Une première campagne décevante

Les résultats ne seront pas à la hauteur des souhaits du gouvernement : seuls 39 % de l’objectif ont été atteints. Avec des conditions climatiques préjudiciables, la culture était déjà mal engagée. De plus, peu de moyens ont été déployés pour traiter et extraire le sucre, d’autant que le nombre de fabriques et de personnel était trop faible pour atteindre les objectifs trop ambitieux de l’Empereur.

Mais, pour ne pas perdre la face, l’Empereur, après avoir fustigé Montalivet et l’avoir tenu pour responsable de cette faible récolte, exige qu’un nouveau rapport soit publié par Le moniteur universel. Ce rapport reprend uniquement les statistiques des hectares de betteraves, et non la production du sucre qui en est ressortie.

L’arrivée de Chaptal

Le chimiste Chaptal succèdera à Montalivet pour mener à bien cette campagne aux allures de plus en plus politiques. Ne disposant que de quelques jours pour convaincre l’Empereur qu’il a fait le bon choix, Chaptal va se rapprocher de Benjamin Delessert, un officier d’artillerie devenu membre de la chambre de commerce en 1804. Cet homme d’affaires, avec son savoir-faire, va aider Chaptal à se valoriser auprès de Napoléon. L’Empereur décernera par la suite sa propre légion d’honneur à Benjamin Delessert, admiratif de son travail.

Ne souhaitant pas en rester là, un nouveau décret sera rédigé le 15 janvier 1812, par lequel l’Empereur exige l’ensemencement de 10 000 hectares, ainsi que la construction de quatre fabriques impériales et de cinq écoles spécialisées en chimie, pour la production de sucre.

Vu le précédent échec, les cultivateurs se montrent réticents ; seul un huitième de l’objectif sera atteint.

Après des exigences plus que rocambolesques et des tentatives d’amadouer les cultivateurs, cette course à la plantation de betterave a été victime d’une grande impréparation. Mais elle illustre parfaitement le volontarisme politique de Napoléon.

Napoléon a certes perdu la bataille du sucre, mais pas la guerre, puisque cette épopée marque le début de 200 ans de culture de la betterave en France !

L’agriculture pour soutenir l’effort de guerre

L’effort napoléonien, comme l’écrit Jean-Michel Besancenot, membre de l’Académie d’Agriculture, se porte sur l’agriculture, les moutons et les chevaux, mais avec d’autres enjeux. L’Empereur a pour objectif de vêtir les membres de l’armée, ainsi que d’assurer leur transport.

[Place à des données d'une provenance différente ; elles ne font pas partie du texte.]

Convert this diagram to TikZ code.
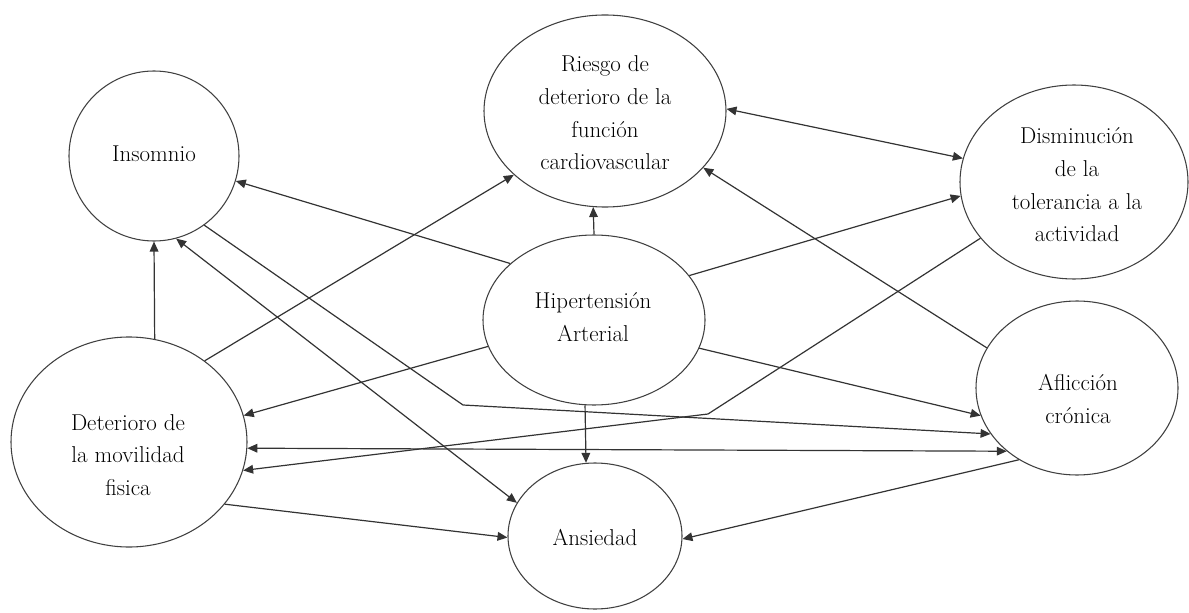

En effet, en amplifiant la « mérinisation », c’est-à-dire en favorisant l’import des troupes de mérinos, des moutons venant d’Espagne, Napoléon vise à améliorer la qualité de la laine française. Il va ainsi créer des bergeries impériales, de « véritables sanctuaires dédiés aux mérinos ». Avec une vision exponentielle, il va rédiger un décret impérial afin d’améliorer les rendements, en croisant les béliers avec les mérinos : « l’Espagne a 25 millions de moutons, j’en veux 100 millions ! », aurait-il dit.

Il en va de même pour les chevaux, outil indispensable à l’époque pour les travaux de champs, mais aussi pour se déplacer. Il va augmenter les effectifs avec un regard attentif, positif sur les maîtres de poste qui jouent un rôle essentiel dans cette production : au moins 100 000 chevaux seront mobilisés pour l’armée.

On peut prendre note d’un effort national pour développer le secteur agricole, qui va être freiné par un manque de main d’œuvre et de moyens, ainsi qu’un rythme de guerre qui ne cesse de perdurer.